The parts related to the hydrogen storage tank withstand 700 bar pressure and use materials that do not cause hydrogen embrittlement. The outer liner of the hydrogen tank was manufactured by highly durable carbon fiber dipped in an epoxy resin and rolled in a twisted state. The inner liner (Type 4) used a plastic liner material.
Energy Storage System (Battery)
The electrical energy generated by the fuel cell system is stored in the lithium ion battery of the energy storage system. The maximum output of electric energy generated by the fuel cell system does not reach the maximum output required for operating the hydrogen fuel cell tram. At this time, the insufficient output supplies the electric energy stored in the energy storage system to the traction inverter and auxiliary power converter. In the regenerative braking mode, the output power of the fuel cell system is minimized, and the electrical energy generated during regenerative braking is stored in the energy storage system.
Cooling Unit
An integrated liquid cooling system that effectively cools heat generation is applied to the hydrogen fuel cell tram. A fuel cell is an energy conversion equipment that generates electricity through a chemical reaction between hydrogen as a fuel and oxygen as an oxidizing agent. In this way, not only power but also heat is generated when converted into electrical energy. In addition, heat is generated during operating in BOP and FDC, which are related components that help operate fuel cells. Additionally, traction inverter and auxiliary power supply system generate heat as well.

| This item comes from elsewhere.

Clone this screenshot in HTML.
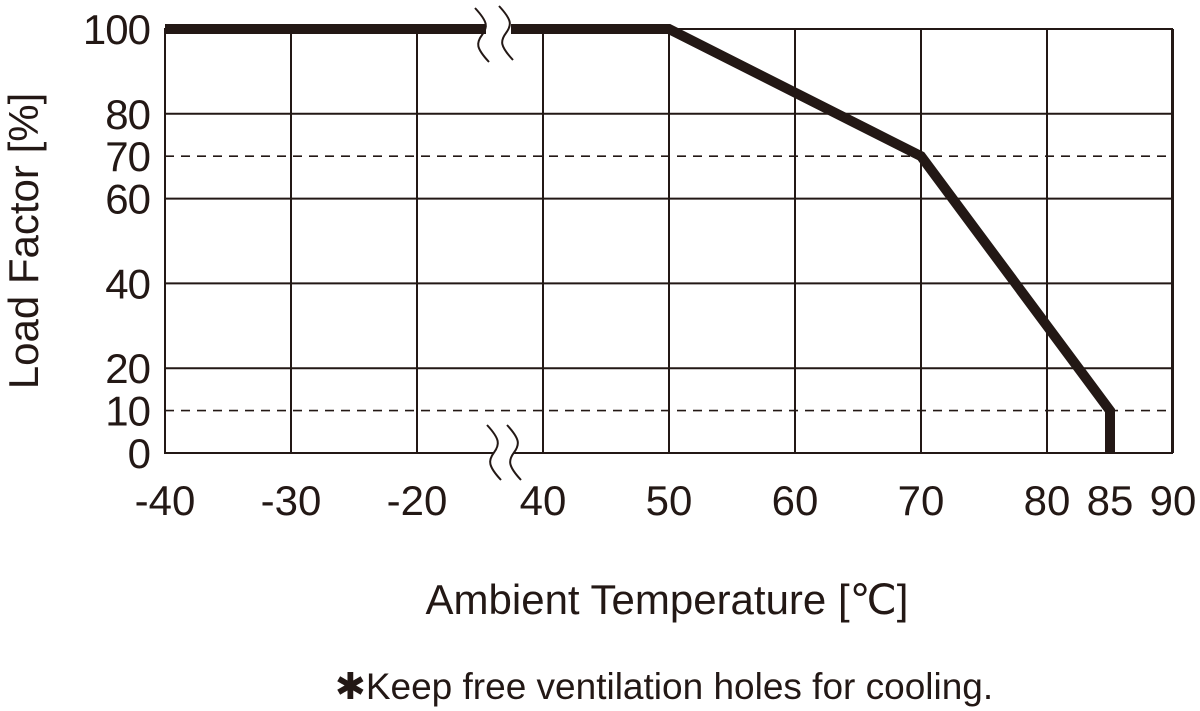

The integrated liquid cooling system has increased cooling efficiency by integrally managing the heat generation of various systems.
Power Converter
The propulsion system of the hydrogen fuel cell tram is the latest system to which the PMSM(Permanent Magnet Synchronous Motor) as a traction motor is applied. The power converter consists of a traction inverter, an auxiliary converter and a braking resistor. It is installed on top of modules A and B. Each traction inverter consists of four independent traction inverter modules that supply power to one traction motor (PMSM). The auxiliary converter is an equipment that converts the high voltage generated in the fuel cell into an auxiliary voltage of AC 3x380V/60Hz (including AC 1x220V) and DC 24VDC.
The advantages of the hydrogen fuel cell tram’s power converter are as follows.
1. Reduce size and weight by making traction inverter and auxiliary power converter into an all-in-one box
2. Reduce size and weight as power modules, chokes, and transformers water cooling system
3. Apply PMSM traction motors with a high efficiency of 97% or more
4. Reduce wheel maintenance cost by separately managing wheel diameter in 1C1M (one traction inverter module controls one motor) method. Improve ride comfort with separate wheel slip/slide controls.
5. Reduce maintenance cost by applying PMSM
PMSM Traction motor
A total of four PMSM are installed for each wheel per motor bogie. It is powered by electrical energy transmitted by the traction inverter. The traction force generated by the PMSM is transmitted to the driving gear unit through coupling. A gear coupling with excellent flexibility is applied to the gear unit of the PMSM.